Phase 4: Wire service management

  • Render systemd/OpenRC/FreeBSD/NixOS service scaffolding for routerd-ndpi-agent only when configured by classifier engine selection.
  • Make routerd-dpi-classifier.service want and start after routerd-ndpi-agent.service when engine is auto or ndpi-agent.
  • Keep routerd-firewall-logger.service depending only on routerd-dpi-classifier.service.
  • Update install.sh dependency handling so libndpi is optional and explicit.
  • Ensure upgrades restart active helper services that are running deleted binaries.

Phase 5: Improve analysis surfaces

  • Add Web Console observed-flow source metrics for nDPI, built-in, port fallback, and unidentified traffic where data is available.
  • Add Web Console service health metrics for DPI engine status and nDPI error counters.
  • Add explicit classifier timeout-rate counters.
  • Add client-level protocol/category summaries based on the same one-hour window used for traffic, DNS, firewall, and DHCP evidence.
  • Add filters for source=ndpi-agent, source=builtin, and source=port-fallback.
  • Keep destination provider labels separate from protocol/application labels.
  • Persist traffic-flow enrichment from dpi_flow, SNI, HTTP host, DNS query, resolved hostname, and port fallback.
  • Persist typed DPI fields (detectedProtocol, applicationProtocol, category, confidence, risk, and metadata) through dpi_flow, active traffic flows, control API JSON, and the Web Console classification path.
  • Keep read-only Web Console queries compatible with legacy SQLite files until the writer has had a chance to add the new DPI columns.
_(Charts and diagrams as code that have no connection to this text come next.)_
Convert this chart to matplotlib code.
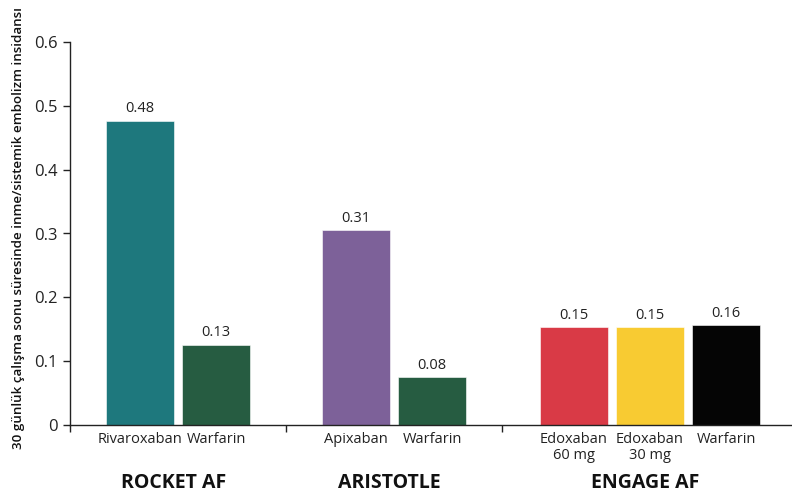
import numpy as np
import matplotlib.pyplot as plt
from matplotlib.transforms import blended_transform_factory

# data
trials = ["ROCKET AF", "ARISTOTLE", "ENGAGE AF"]
drugs = [
    ["Rivaroxaban", "Warfarin"],
    ["Apixaban", "Warfarin"],
    ["Edoxaban\n60 mg", "Edoxaban\n30 mg", "Warfarin"],
]
rates = [
    [0.477, 0.126],
    [0.305, 0.075],
    [0.153, 0.153, 0.156],
]
rate_labels = [
    ["0.48", "0.13"],
    ["0.31", "0.08"],
    ["0.15", "0.15", "0.16"],
]
bar_colors = [
    ["#1e787d", "#265c41"],
    ["#7d6199", "#265c41"],
    ["#d93a46", "#f8cb32", "#050505"],
]
ylabel = "30 günlük çalışma sonu süresinde inme/sistemik embolizm insidansı"

# layout (group width = 1 unit)
group_centers = [0.5, 1.5, 2.685]
pitch = 0.352
width = 0.318

fig = plt.figure(figsize=(7.92, 4.97), dpi=100)
ax = fig.add_axes([70 / 792, 72 / 497, 1 - 70 / 792, 383 / 497])

label_pos, label_txt = [], []
for center, names, vals, labs, cols in zip(
        group_centers, drugs, rates, rate_labels, bar_colors):
    n = len(vals)
    xs = center + (np.arange(n) - (n - 1) / 2) * pitch
    bars = ax.bar(xs, vals, width=width, color=cols,
                  edgecolor="white", linewidth=0.4)
    ax.bar_label(bars, labels=labs, padding=3, fontsize=10.5,
                 color="#222222", family="Open Sans")
    label_pos.extend(xs)
    label_txt.extend(names)

ax.set_ylim(0, 0.6)
ax.set_xlim(0, (792 - 70) / 216)
ax.set_yticks(np.arange(0, 0.61, 0.1))
ax.set_yticklabels(["0"] + [f"{v:.1f}" for v in np.arange(0.1, 0.61, 0.1)],
                   fontsize=12, family="Open Sans", color="#222222")

# group separator ticks, category labels as minor ticks
ax.set_xticks([0, 1, 2])
ax.set_xticklabels([])
ax.set_xticks(label_pos, minor=True)
ax.set_xticklabels(label_txt, minor=True, fontsize=10.5,
                   family="Open Sans", color="#222222", linespacing=1.1)
ax.tick_params(axis="x", which="minor", length=0, pad=5)
ax.tick_params(axis="x", which="major", length=5, width=1, color="#222222")
ax.tick_params(axis="y", length=5, width=1, color="#222222", pad=4)

for side in ["top", "right"]:
    ax.spines[side].set_visible(False)
for side in ["left", "bottom"]:
    ax.spines[side].set_color("#222222")
    ax.spines[side].set_linewidth(1)

trans = blended_transform_factory(ax.transData, fig.transFigure)
for center, name in zip(group_centers, trials):
    ax.text(center - 0.02, 14 / 497, name, transform=trans, ha="center",
            va="center", fontsize=14, fontweight="bold",
            family="Open Sans", color="#111111")

fig.text(19 / 792, 1 - 228 / 497, ylabel, rotation=90, ha="center",
         va="center", fontsize=9.6, fontweight="semibold",
         family="Open Sans", color="#111111")

fig.savefig("out.png", dpi=100)
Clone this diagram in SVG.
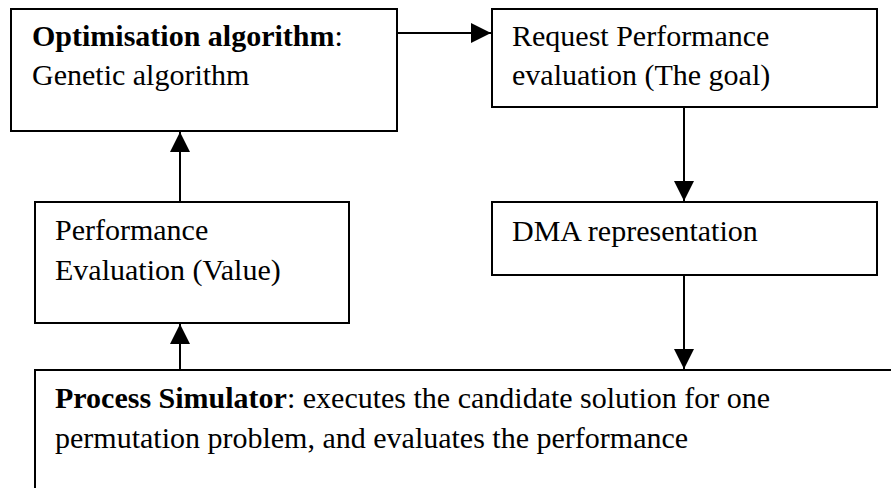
<svg xmlns="http://www.w3.org/2000/svg" width="891" height="488" viewBox="0 0 891 488">
  <style>
    .box { fill: #ffffff; stroke: #000000; stroke-width: 2; }
    .lbl { font-family: "Liberation Serif", "Times New Roman", serif; font-size: 30px; fill: #000000; }
    .b { font-weight: bold; }
    .wire { stroke: #000000; stroke-width: 2; fill: none; }
  </style>
  <defs>
    <marker id="head" viewBox="0 0 20 20" refX="20" refY="10" markerWidth="20" markerHeight="20" markerUnits="userSpaceOnUse" orient="auto">
      <path d="M0,0 L20,10 L0,20 Z" fill="#000000"/>
    </marker>
  </defs>
  <rect width="891" height="488" fill="#ffffff"/>

  <g id="optimiser">
    <rect class="box" x="11" y="9" width="386" height="122"/>
    <text class="lbl" x="32" y="46"><tspan class="b">Optimisation algorithm</tspan>:</text>
    <text class="lbl" x="32" y="85">Genetic algorithm</text>
  </g>

  <g id="request">
    <rect class="box" x="492" y="9" width="385" height="98"/>
    <text class="lbl" x="512" y="46">Request Performance</text>
    <text class="lbl" x="512" y="85">evaluation (The goal)</text>
  </g>

  <g id="dma">
    <rect class="box" x="492" y="202" width="385" height="73"/>
    <text class="lbl" x="512" y="241">DMA representation</text>
  </g>

  <g id="evaluation">
    <rect class="box" x="35" y="202" width="314" height="121"/>
    <text class="lbl" x="55" y="240">Performance</text>
    <text class="lbl" x="55" y="280">Evaluation (Value)</text>
  </g>

  <g id="simulator">
    <rect class="box" x="35" y="370" width="900" height="160"/>
    <text class="lbl" x="55" y="408"><tspan class="b">Process Simulator</tspan>: executes the candidate solution for one</text>
    <text class="lbl" x="55" y="448">permutation problem, and evaluates the performance</text>
  </g>

  <g id="connectors">
    <line class="wire" x1="396" y1="33" x2="491" y2="33" marker-end="url(#head)"/>
    <line class="wire" x1="684" y1="107" x2="684" y2="201" marker-end="url(#head)"/>
    <line class="wire" x1="684" y1="275" x2="684" y2="369" marker-end="url(#head)"/>
    <line class="wire" x1="180" y1="369" x2="180" y2="324" marker-end="url(#head)"/>
    <line class="wire" x1="180" y1="202" x2="180" y2="132" marker-end="url(#head)"/>
  </g>
</svg>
Phase 6: Production evaluation on homert02

  • Enable routerd-ndpi-agent on homert02 only.
  • Keep acceptSampleRate: 1 initially, but cap copyRange to 1536 or 2048 bytes.
  • Confirm current nDPI-agent health on homert02, including libndpiLoaded and errorPackets.
  • Confirm current traffic-flow enrichment counts on homert02.
  • Capture full before/after metrics:
    • port-fallback ratio
    • unknown ratio
    • nDPI classified ratio
    • CPU and RSS for routerd-firewall-logger, routerd-dpi-classifier, and routerd-ndpi-agent
    • NFLOG backlog/drop indicators if available
    • Web Console first-load latency
  • Exercise rollback by disabling only routerd-ndpi-agent; built-in DPI remains.

Production notes from homert02 on 2026-05-16:

  • The nDPI agent was healthy with libndpiLoaded=true, libndpiVersion=4.2.0, and errorPackets=0.
  • Before the new deploy, the nDPI agent reported 3,118 active flows, 5,531 observed packets, 4,791 backend packets, 1,530 classified packets, 3,261 unknown packets, and 740 skipped packets.
  • After enabling copyRange: 2048, routerd needed a service restart so the long-running daemon reloaded the edited config and regenerated /run/routerd/firewall.nft. A one-shot apply alone wrote the snaplen-enabled file used by that process, but the already-running daemon still had the previous in-memory config.
  • The live nftables ruleset then exposed snaplen: 2048 on routerd firewall log rules.
  • A Web Console summary fetch with 600 traffic flows returned HTTP 200 in 2.73s. The sample contained 51 nDPI-agent flows (8.5%), 1 built-in flow (0.2%), 444 port-fallback flows (74.0%), and 104 unidentified flows (17.3%).
  • Process snapshots after deploy showed roughly 35 MiB RSS / 22% CPU for routerd-firewall-logger, 12 MiB RSS / 0.3% CPU for routerd-dpi-classifier, and 17 MiB RSS / 0.2% CPU for routerd-ndpi-agent.
  • Host counters did not expose a direct NFLOG drop counter. Netlink inspection showed the firewall logger socket present, and UDP receive-buffer error counters were zero.
  • The routerd supervisor restarted routerd-ndpi-agent quickly when it was stopped. A classifier self-test with an intentionally missing agent socket fell back to the built-in TLS SNI classifier, preserving analysis without inline packet verdict impact.

Non-goals

  • Do not use DPI for firewall verdicts in this work.
  • Do not introduce NFQUEUE or inline packet verdict handling.
  • Do not make routerd core depend on CGO or libndpi.
  • Do not store packet payloads in persistent databases.
  • Do not claim application identity is authoritative when the source is only a port guess or CDN/provider heuristic.

Open questions

  • Whether DPIClassifier should be a first-class resource or remain generated from FirewallLog until the configuration shape settles.
  • Whether routerd-ndpi-agent should use HTTP+JSON initially or a smaller binary protocol after the API stabilizes.
  • Which libndpi package names and versions are acceptable for Ubuntu, Alpine, FreeBSD, and NixOS.
  • How much nDPI risk metadata should be exposed in the v1alpha1 API.
  • Whether cloud IP/FQDN intelligence should live in the same classifier pipeline or a separate enrichment pipeline.